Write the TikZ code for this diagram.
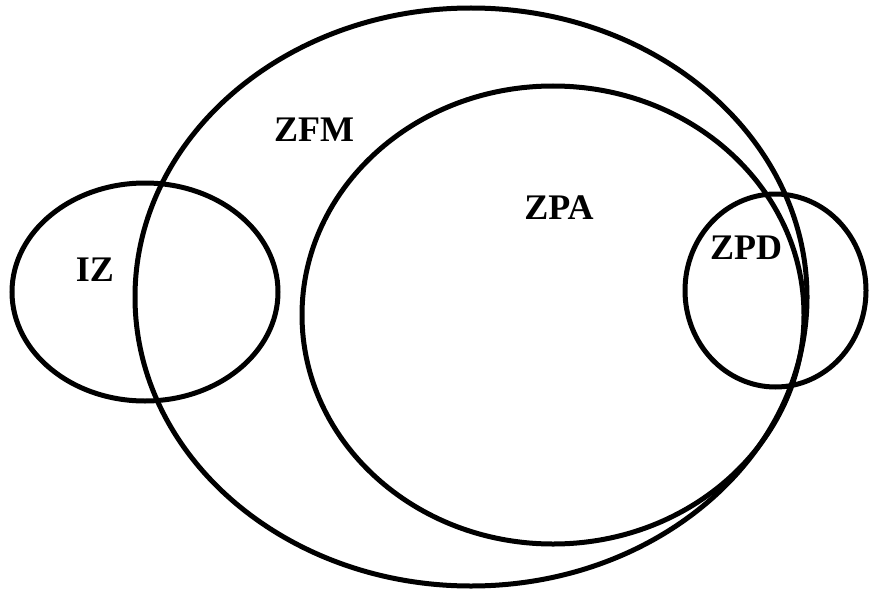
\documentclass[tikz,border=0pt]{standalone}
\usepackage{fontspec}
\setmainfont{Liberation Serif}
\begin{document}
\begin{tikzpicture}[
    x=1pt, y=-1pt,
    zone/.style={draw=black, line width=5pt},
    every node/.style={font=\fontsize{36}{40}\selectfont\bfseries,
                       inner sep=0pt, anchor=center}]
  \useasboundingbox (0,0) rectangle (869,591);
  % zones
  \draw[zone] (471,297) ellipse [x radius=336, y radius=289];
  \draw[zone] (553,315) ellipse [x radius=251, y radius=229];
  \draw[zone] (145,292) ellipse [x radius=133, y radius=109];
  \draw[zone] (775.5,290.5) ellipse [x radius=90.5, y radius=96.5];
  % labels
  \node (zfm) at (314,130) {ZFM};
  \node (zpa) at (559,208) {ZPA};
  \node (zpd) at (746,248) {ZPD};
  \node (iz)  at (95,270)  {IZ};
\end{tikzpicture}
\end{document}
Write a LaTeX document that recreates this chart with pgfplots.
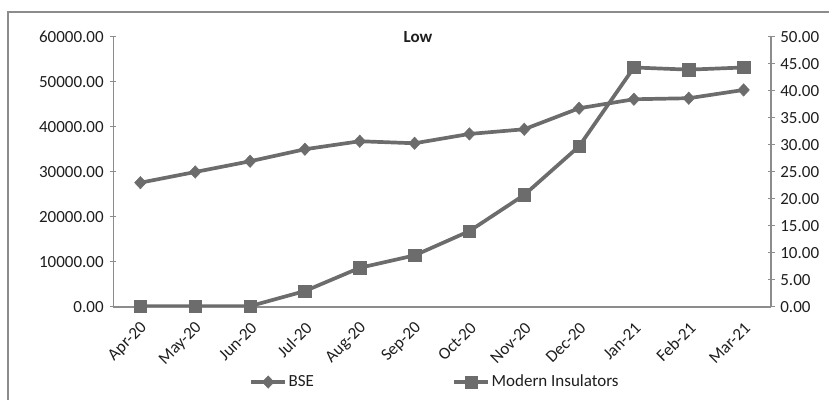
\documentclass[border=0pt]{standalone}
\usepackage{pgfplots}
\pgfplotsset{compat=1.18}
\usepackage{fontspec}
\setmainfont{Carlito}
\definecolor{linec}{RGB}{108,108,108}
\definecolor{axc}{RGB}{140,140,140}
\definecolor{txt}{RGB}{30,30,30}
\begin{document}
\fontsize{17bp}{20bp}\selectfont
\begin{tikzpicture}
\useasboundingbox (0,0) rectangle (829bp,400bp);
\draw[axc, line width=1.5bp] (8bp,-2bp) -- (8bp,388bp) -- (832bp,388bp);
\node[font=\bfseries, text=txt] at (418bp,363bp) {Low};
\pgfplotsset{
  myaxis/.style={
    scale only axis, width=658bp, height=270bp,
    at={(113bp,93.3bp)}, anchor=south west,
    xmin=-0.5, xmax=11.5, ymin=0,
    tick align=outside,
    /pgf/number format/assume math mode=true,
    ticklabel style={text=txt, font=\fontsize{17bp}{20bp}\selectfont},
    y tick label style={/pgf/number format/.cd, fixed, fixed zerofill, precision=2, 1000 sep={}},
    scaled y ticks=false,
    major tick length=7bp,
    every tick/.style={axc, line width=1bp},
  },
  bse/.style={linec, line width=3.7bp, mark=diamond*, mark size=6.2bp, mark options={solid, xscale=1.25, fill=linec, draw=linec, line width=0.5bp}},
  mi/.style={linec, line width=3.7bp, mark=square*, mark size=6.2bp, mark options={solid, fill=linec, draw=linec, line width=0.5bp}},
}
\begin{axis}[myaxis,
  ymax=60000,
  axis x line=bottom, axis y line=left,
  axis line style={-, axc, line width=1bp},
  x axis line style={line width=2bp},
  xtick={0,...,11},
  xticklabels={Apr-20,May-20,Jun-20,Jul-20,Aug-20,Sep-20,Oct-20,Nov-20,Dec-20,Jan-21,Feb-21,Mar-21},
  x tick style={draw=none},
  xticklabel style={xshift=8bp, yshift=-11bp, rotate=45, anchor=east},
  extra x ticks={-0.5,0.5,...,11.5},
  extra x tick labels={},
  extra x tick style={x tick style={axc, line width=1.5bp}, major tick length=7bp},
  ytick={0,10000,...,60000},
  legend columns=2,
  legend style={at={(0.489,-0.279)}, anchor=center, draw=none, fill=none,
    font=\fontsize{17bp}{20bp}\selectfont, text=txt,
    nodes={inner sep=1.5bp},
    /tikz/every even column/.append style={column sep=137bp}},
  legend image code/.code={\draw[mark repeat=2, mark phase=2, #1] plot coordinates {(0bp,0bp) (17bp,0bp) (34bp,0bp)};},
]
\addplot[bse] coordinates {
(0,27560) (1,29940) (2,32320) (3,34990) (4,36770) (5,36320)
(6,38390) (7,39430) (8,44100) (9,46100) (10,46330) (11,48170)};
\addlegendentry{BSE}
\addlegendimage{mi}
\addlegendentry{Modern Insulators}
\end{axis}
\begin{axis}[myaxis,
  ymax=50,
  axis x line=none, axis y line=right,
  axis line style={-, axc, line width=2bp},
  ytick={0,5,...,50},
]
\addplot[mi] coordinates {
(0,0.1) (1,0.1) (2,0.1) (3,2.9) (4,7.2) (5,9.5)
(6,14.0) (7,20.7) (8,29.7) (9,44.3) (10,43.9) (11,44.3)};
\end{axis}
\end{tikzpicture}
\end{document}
━━━━
TASK DETAILS:
Select and copy each line from the data that includes the word "this".

FINAL ANSWER:
Write the TikZ code for this diagram.
Write a LaTeX document that recreates this chart with pgfplots.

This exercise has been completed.